A Country Full of Crying Schoolgirls

I was supposed to be a 10 mark schoolgirl ("o fata de nota 10"). All thorough my first year at school I only got a 10 out of 10. This was what was expected of me. And then the catastrophe happened: I got my first 9, in my second year. That day I cried all the way home.

I tell this to many of my girlfriends, and they reply "Me too". We all cried for getting 9 out of 10. We still do.

When I came to the UK and I got my first essay back, it was an A - 80%.  I was furious. I had a 1 hour long argument with my teacher after class - "What's wrong with it?".  What is missing?  He tried very hard to explain to me this was a top mark, but I was having none of it. Why didn't he give me 100%?  I had failed.

I am 35 now - 25 years later - and whenever I make a mistake, especially at work, I tell myself  "I am stupid". When someone else tells me I make a mistake, it's 100 times worse. I lose sleep. I can't stop thinking about it. I can't stop apologizing. It should have never happened.

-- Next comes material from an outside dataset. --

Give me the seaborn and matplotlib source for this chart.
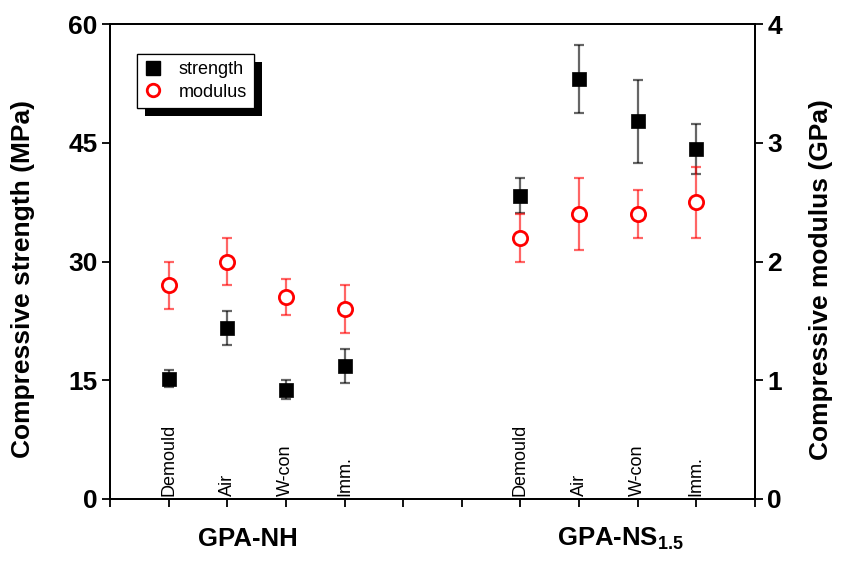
import matplotlib
matplotlib.use("Agg")
import matplotlib.pyplot as plt
import matplotlib.patheffects as pe
from matplotlib.lines import Line2D
import matplotlib.transforms as mtransforms
import seaborn as sns
import pandas as pd

# Curing conditions for each geopolymer mix
conditions = ["Demould", "Air", "W-con", "Imm."]
groups = ["GPA-NH", "GPA-NS$_{1.5}$"]

# Measured compressive strength (MPa) and modulus (GPa), NH then NS1.5
strength_nh = [15.2, 21.6, 13.8, 16.8]
strength_nh_err = [1.1, 2.2, 1.2, 2.1]
strength_ns = [38.3, 53.1, 47.7, 44.2]
strength_ns_err = [2.2, 4.3, 5.2, 3.2]
modulus_nh = [1.80, 2.00, 1.70, 1.60]
modulus_nh_err = [0.20, 0.20, 0.15, 0.20]
modulus_ns = [2.20, 2.40, 2.40, 2.50]
modulus_ns_err = [0.20, 0.30, 0.20, 0.30]

sns.set_style("ticks")
plt.rcParams["font.family"] = ["Liberation Sans", "DejaVu Sans"]
plt.rcParams["mathtext.fontset"] = "custom"
plt.rcParams["mathtext.rm"] = "Liberation Sans:bold"
plt.rcParams["mathtext.it"] = "Liberation Sans:bold"
plt.rcParams["mathtext.bf"] = "Liberation Sans:bold"
for key in ("text.color", "axes.labelcolor", "xtick.color", "ytick.color", "axes.edgecolor"):
    plt.rcParams[key] = "black"

# x slots: NH samples at 1-4, NS1.5 samples at 7-10 on an 0-11 axis
slots = [1, 2, 3, 4, 7, 8, 9, 10]
df = pd.DataFrame({
    "x": slots,
    "condition": conditions * 2,
    "group": [groups[0]] * 4 + [groups[1]] * 4,
    "strength": strength_nh + strength_ns,
    "strength_err": strength_nh_err + strength_ns_err,
    "modulus": modulus_nh + modulus_ns,
    "modulus_err": modulus_nh_err + modulus_ns_err,
})

fig = plt.figure(figsize=(8.41, 5.65), dpi=100)
ax = fig.add_axes([110 / 841, 1 - 499 / 565, 645 / 841, 475 / 565])
ax2 = ax.twinx()

# strength series (left axis)
ax.errorbar(df["x"], df["strength"], yerr=df["strength_err"], fmt="none",
            ecolor=(0, 0, 0, 0.6), elinewidth=1.6, capsize=3.7, capthick=1.6, zorder=2)
sns.scatterplot(data=df, x="x", y="strength", ax=ax, marker="s", s=105,
                color="black", edgecolor="black", linewidth=0.5, zorder=3, legend=False)

# modulus series (right axis)
ax2.errorbar(df["x"], df["modulus"], yerr=df["modulus_err"], fmt="none",
             ecolor=(1, 0, 0, 0.6), elinewidth=1.6, capsize=3.7, capthick=1.6, zorder=2)
sns.scatterplot(data=df, x="x", y="modulus", ax=ax2, marker="o", s=105,
                facecolor="white", edgecolor="red", linewidth=2.0, zorder=3, legend=False)

ax.set_xlim(0, 11)
ax.set_ylim(0, 60)
ax2.set_ylim(0, 4)
ax.set_xticks(range(12))
ax.set_xticklabels([])
ax.set_yticks([0, 15, 30, 45, 60])
ax2.set_yticks([0, 1, 2, 3, 4])
ax.set_xlabel("")

for a in (ax, ax2):
    for sp in a.spines.values():
        sp.set_visible(True)
        sp.set_linewidth(1.3)
        sp.set_color("black")

ax.tick_params(axis="x", direction="out", length=6, width=1.3, top=False, bottom=True)
ax.tick_params(axis="y", direction="out", length=6, width=1.3, left=True, right=False,
               labelsize=19, pad=3)
ax2.tick_params(axis="y", direction="out", length=6, width=1.3, right=True, left=False,
                labelsize=19, pad=3)
for lab in ax.get_yticklabels() + ax2.get_yticklabels():
    lab.set_fontweight("bold")

ax.set_ylabel("Compressive strength (MPa)", fontsize=19, fontweight="bold")
ax2.set_ylabel("Compressive modulus (GPa)", fontsize=19, fontweight="bold")
ax.yaxis.set_label_coords(-0.116, 0.463)
ax2.yaxis.set_label_coords(1.083, 0.463)

# condition names written upright just above the x axis
trans = mtransforms.blended_transform_factory(ax.transData, ax.transAxes)
for xpos, cond in zip(df["x"], df["condition"]):
    ax.text(xpos, 0.006, cond, rotation=90, ha="center", va="bottom",
            fontsize=13, transform=trans)

# mix names below the axis
ax.text(2.35, -0.085, groups[0], ha="center", va="center", fontsize=18.5,
        fontweight="bold", transform=trans)
ax.text(8.7, -0.085, groups[1], ha="center", va="center", fontsize=18.5,
        fontweight="bold", transform=trans)

handles = [
    Line2D([], [], marker="s", linestyle="none", color="black", markersize=10),
    Line2D([], [], marker="o", linestyle="none", markerfacecolor="white",
           markeredgecolor="red", markeredgewidth=2, markersize=9),
]
leg = ax2.legend(handles, ["strength", "modulus"], loc="upper left",
                 bbox_to_anchor=(0.042, 0.937), borderaxespad=0, fontsize=13,
                 frameon=True, fancybox=False, handlelength=1.0, handletextpad=0.9,
                 borderpad=0.4, labelspacing=0.3)
frame = leg.get_frame()
frame.set_edgecolor("black")
frame.set_linewidth(0.9)
frame.set_alpha(1)
frame.set_path_effects([pe.withSimplePatchShadow(offset=(6, -6), shadow_rgbFace="black",
                                                 alpha=1.0), pe.Normal()])

fig.savefig("out.png", dpi=100)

I am still crying for the 9 mark.

It's only very recently that I came to think about what a 9 mark means. It really means that I worked as hard as to bring it up from 0 all the way to 9.  It really means there is only 1 missing to bring it up to a 10. It really means 1 is a very small thing in proportion to 9. It means I have done really well, and maybe that missing 1 is really not that important. Maybe it's OK to do a 9-mark job. It still means you have done a hell of a lot of work.

This Christmas I took a photo of my best painting with my phone - only I got one edge wonky.  I agonised for two weeks to take another perfect photo, so I can use it to make my Christmas cards - until it was the last day to get them printed on time. So I did the un-imaginable: I cropped the photo!  So what came out was a beautiful Christmas card - and only I knew it's a 9-mark job. 

I keep it on my desk, to remind myself what a 90%, 9-mark, "mistaken" job looks like.  I like it.